Teddy (and students, sweet girls) – I hope you will not grow too weary in your tutelage of me, for I have so much to learn. Please know I’m listening, even when I seem sleepy.
But there are a few things I want to tell you, some differences between you and me, the young and the old. I think they are true, for the most part.
When we are young, we explore ~ When we are old, we reflect.
So go and explore everything, and sing very loudly and kick over all the rocks you find so you can see what’s just underneath the surface. Play hard in your tree house and squeal loud when you go down the slide. And I’ll bring a pencil and write it all down so we won’t forget.
Soren Kierkegaard said, “Life can only be understood backwards; but it must be lived forwards.”
I think he’s right.
When we are young, we seek justice ~ We we are old, we seek mercy.
You haven’t really started playing with other kids at the playground yet, but it’s coming, fast.
People will tell you it’s a jungle out there (on the playground and beyond), and there’s truth in that, the ever-present Push-Come-to-Shoveness of living among other people. But there is a bigger truth ~ the knowledge that what we the people really want is equity. We want what is fair for us and ours. And when we are not treated fairly, we want justice, and we want it now. When we grow impatient for it, we start to hit and throw stones.
Justice is a good thing, but like all things, there’s an ugly underbelly to it. It can be cruel and heartless, and left untreated and unchecked, what is cruel and heartless can become a monster.
When you are older, you will realize how you’ve been wounded, but you will also realize how you have wounded. A wise man, which you will be, will then start to see the beauty in mercy. The luckiest of us have nice balance of justice and mercy in our lives. When you find yourself stuck between the hardness of justice and the softness of mercy, choose mercy. Always choose mercy.
Abraham Lincoln said, “I have always found that mercy bears richer fruits than strict justice.” I think he’s right.
When we are young, we grow prickly ~ When we are old, we grow soft.
The young will often fight and choose to alienate on principle, for they are out to save the world.
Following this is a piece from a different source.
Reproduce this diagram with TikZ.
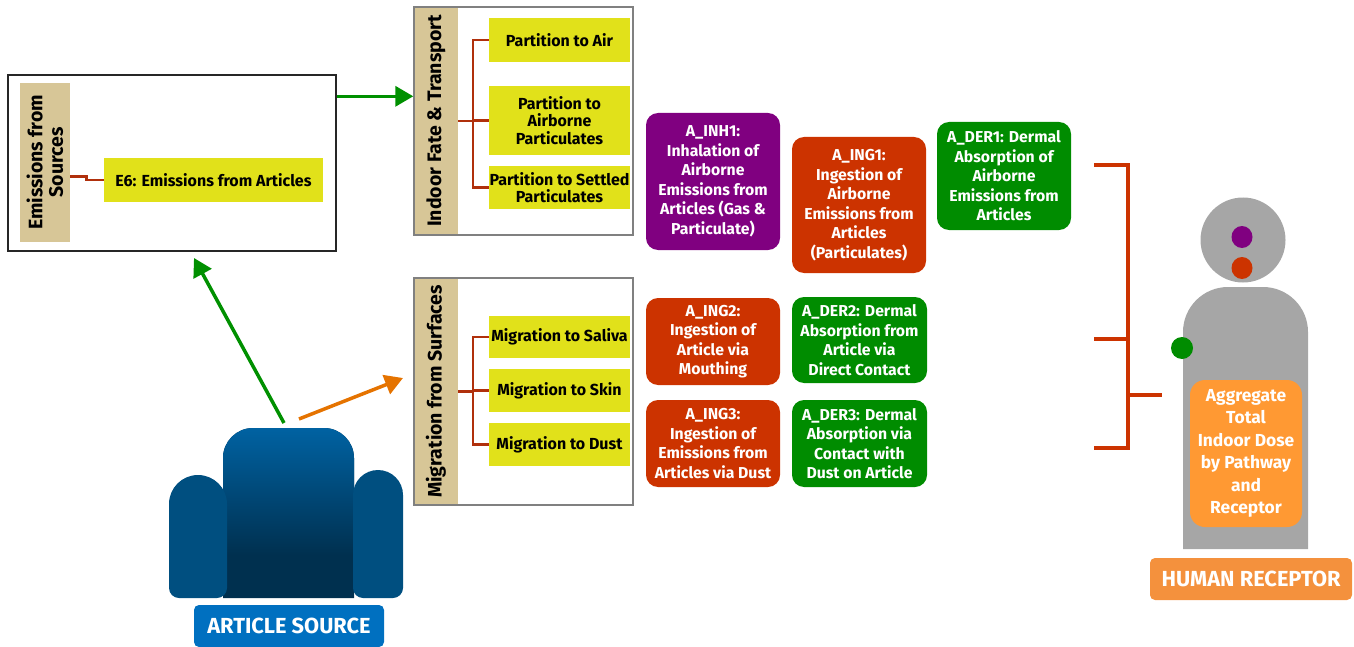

And that’s good, because the world could use some saving. Passion is a fine, fine thing, for what is the purpose of fire, if not to burn? But the old know the world can also be saved in small chunks with a little softness, one kindness at a time, one gentleness at a time, loving one broken person at a time.
Henry Wadsworth Longfellow said, “For age is opportunity no less / Than youth itself, though in another dress…” I think he’s right.
When we are young, we cry ~ When we are old, we weep.
“I will weep when you are weeping / When you laugh, I’ll laugh with you / I will share your joy and sorrow / Till we’ve seen this journey through,” we servants sing. I hope we mean it; I think we do.
The young cry, for there are many losses here. But the young also know how to giggle, for there is far more delight, if one will just open his eyes and take a look (your remarkable stick collection is an excellent example of this). I find such beauty in my students’ art and their wordy journals bring me great delight. And good music, and good food, and the moon and the stars, and cold water, oh, it seems there is endless beauty! “Oh earth, you are too wonderful for anyone to realize you,” Thornton Wilder was able to pen.
So keep your young eyes wide open, Teddy. There is also so much to laugh about, so much joy here!
We older folks giggle less perhaps – we have tasted the deep bitterness of loss, we know its sting. But when we are old, we also know how to laugh, deep and long and soulfully, the kind of laughter that lasts a while, the kind one remembers. Your grandfather and I laugh like that. Your great-grandmother Nanny and I laugh like that. I would bequeath that to you if I could, but I think you will simply learn it by observing – you are a very good watcher.
Watch your mother and father the most – they are experts at this.
Here is a very good poem. I think you will like it.
The Little Boy and the Old Man
by Shel Silverstein
Said the little boy, “Sometimes I drop my spoon.”
Said the old man, “I do that too.”
The little boy whispered, “I wet my pants.”
“I do that too,” laughed the little old man.
Said the little boy, “I often cry.”
The old man nodded, “So do I.”
“But worst of all,” said the boy, “it seems
Grown-ups don’t pay attention to me.”
And he felt the warmth of a wrinkled old hand.
“I know what you mean,” said the little old man.
The old have the young to hold hands with, and to climb into tents with, and to read with, and to nap with, and to giggle with. It is actually the best of times, or can be.
Teddy – I just want you to know, and never forget – as long as I have it to give, I will always give my attention to you. And all my love. My soul has been healed by you, just as Mr. Dostoevsky said.